We are excited to announce the release of Delta Lake 0.4.0 which introduces Python APIs for manipulating and managing data in Delta tables. The key features in this release are:
Python APIs for DML and utility operations (#89) - You can now use Python APIs to update/delete/merge data in Delta Lake tables and to run utility operations (i.e., vacuum, history) on them. These are great for building complex workloads in Python, e.g., Slowly Changing Dimension (SCD) operations, merging change data for replication, and upserts from streaming queries. See the documentation for more details.
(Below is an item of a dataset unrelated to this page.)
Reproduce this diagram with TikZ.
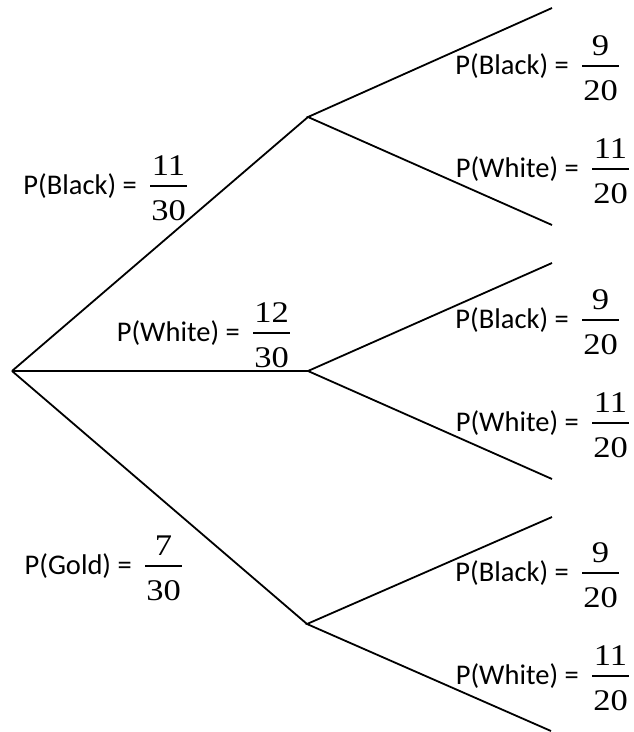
\documentclass[tikz,border=0pt]{standalone}
\usepackage{fontspec}
\usepackage{graphicx}
\setmainfont{Carlito}
\newfontfamily\digitfont{Liberation Serif}
\usetikzlibrary{calc}

% fraction digits, a little wider than the plain serif face
\newcommand\widedigits[1]{\scalebox{1.15}[1]{#1}}

% A probability label: text, then a stacked fraction whose bar sits at (#2,#3)
% #1 name, #2 bar x, #3 bar y, #4 text, #5 numerator, #6 denominator
\newcommand\problabel[6]{%
  \coordinate (#1bar) at (#2,#3);
  \node[lbl, anchor=base east] (#1txt) at ($(#1bar)+(-13,8)$) {#4};
  \node[digits, anchor=base] (#1num) at ($(#1bar)+(18.5,-11)$) {\widedigits{#5}};
  \node[digits, anchor=base] (#1den) at ($(#1bar)+(18.5,34)$) {\widedigits{#6}};
  \draw[fracbar] (#1bar) -- ($(#1bar)+(37,0)$);
}

\begin{document}
\begin{tikzpicture}[x=1pt, y=-1pt,
  branch/.style={line width=1.8pt, black},
  lbl/.style={inner sep=0pt, font=\fontsize{28.5}{34}\selectfont},
  digits/.style={inner sep=0pt, font=\fontsize{30}{34}\selectfont\digitfont},
  fracbar/.style={line width=1.3pt, black}]
\useasboundingbox (0,0) rectangle (633,732);

% tree points
\coordinate (root) at (12,371);
\coordinate (jB) at (308,117);
\coordinate (jW) at (308,371);
\coordinate (jG) at (307,624);
\coordinate (lBB) at (552,8);
\coordinate (lBW) at (552,225);
\coordinate (lWB) at (552,263);
\coordinate (lWW) at (552,479);
\coordinate (lGB) at (552,517);
\coordinate (lGW) at (551,731);

% branches
\draw[branch] (root) -- (jB);
\draw[branch] (root) -- (jW);
\draw[branch] (root) -- (jG);
\draw[branch] (lBB) -- (jB) -- (lBW);
\draw[branch] (lWB) -- (jW) -- (lWW);
\draw[branch] (lGB) -- (jG) -- (lGW);

% first draw
\problabel{pB}{150}{186}{P(Black) =}{11}{30}
\problabel{pW}{253}{333}{P(White) =}{12}{30}
\problabel{pG}{145}{566}{P(Gold) =}{7}{30}

% second draw
\problabel{pBB}{582}{66}{P(Black) =}{9}{20}
\problabel{pBW}{592}{169}{P(White) =}{11}{20}
\problabel{pWB}{582}{320}{P(Black) =}{9}{20}
\problabel{pWW}{592}{423}{P(White) =}{11}{20}
\problabel{pGB}{582}{573}{P(Black) =}{9}{20}
\problabel{pGW}{592}{676}{P(White) =}{11}{20}
\end{tikzpicture}
\end{document}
Convert-to-Delta (#78) - You can now convert a Parquet table in place to a Delta Lake table without rewriting any of the data. This is great for converting very large Parquet tables which would be costly to rewrite as a Delta table. Furthermore, this process is reversible - you can convert a Parquet table to Delta Lake table, operate on it (e.g., delete or merge), and easily convert it back to a Parquet table. See the documentation for more details.
SQL for utility operations - You can now use SQL to run utility operations vacuum and history. See the documentation for more details on how to configure Spark to execute these Delta-specific SQL commands.
To try out Delta Lake 0.4.0, please follow the Delta Lake Quickstart.
We are excited to announce the availability of Delta Lake 0.3.0 which introduces new programmatic APIs for manipulating and managing data in Delta Lake tables. Here are the main features:
Scala/Java APIs for DML commands - You can now modify data in Delta Lake tables using programmatic APIs for Delete (#44), Update (#43) and Merge (#42). These APIs mirror the syntax and semantics of their corresponding SQL commands and are great for many workloads, e.g., Slowly Changing Dimension (SCD) operations, merging change data for replication, and upserts from streaming queries. See the documentation for more details.
Scala/Java APIs for query commit history (#54) - You can now query a table’s commit history to see what operations modified the table. This enables you to audit data changes, time travel queries on specific versions, debug and recover data from accidental deletions, etc. See the documentation for more details.
Scala/Java APIs for vacuuming old files (#48) - Delta Lake uses MVCC to enable snapshot isolation and time travel. However, keeping all versions of a table forever can be prohibitively expensive. Stale snapshots (as well as other uncommitted files from aborted transactions) can be garbage collected by vacuuming the table. See the documentation for more details.
To try out Delta Lake 0.3.0, please follow the Delta Lake Quickstart.
We are delighted to announce the availability of Delta Lake 0.2.0!
To try out Delta Lake 0.2.0, please follow the Delta Lake Quickstart.
This release introduces two main features:
Cloud storage support - In addition to HDFS, you can now configure Delta Lake to read and write data on cloud storage services such as Amazon S3 (issue #39) and Azure Blob Storage (issue #40). See here for configuration instructions.
Improved concurrency (issue #69) - Delta Lake now allows concurrent append-only writes while still ensuring serializability. To be considered as append-only, a writer must be only adding new data without reading or modifying existing data in any way. See here for more details.
We have also greatly expanded the test coverage as part of this release.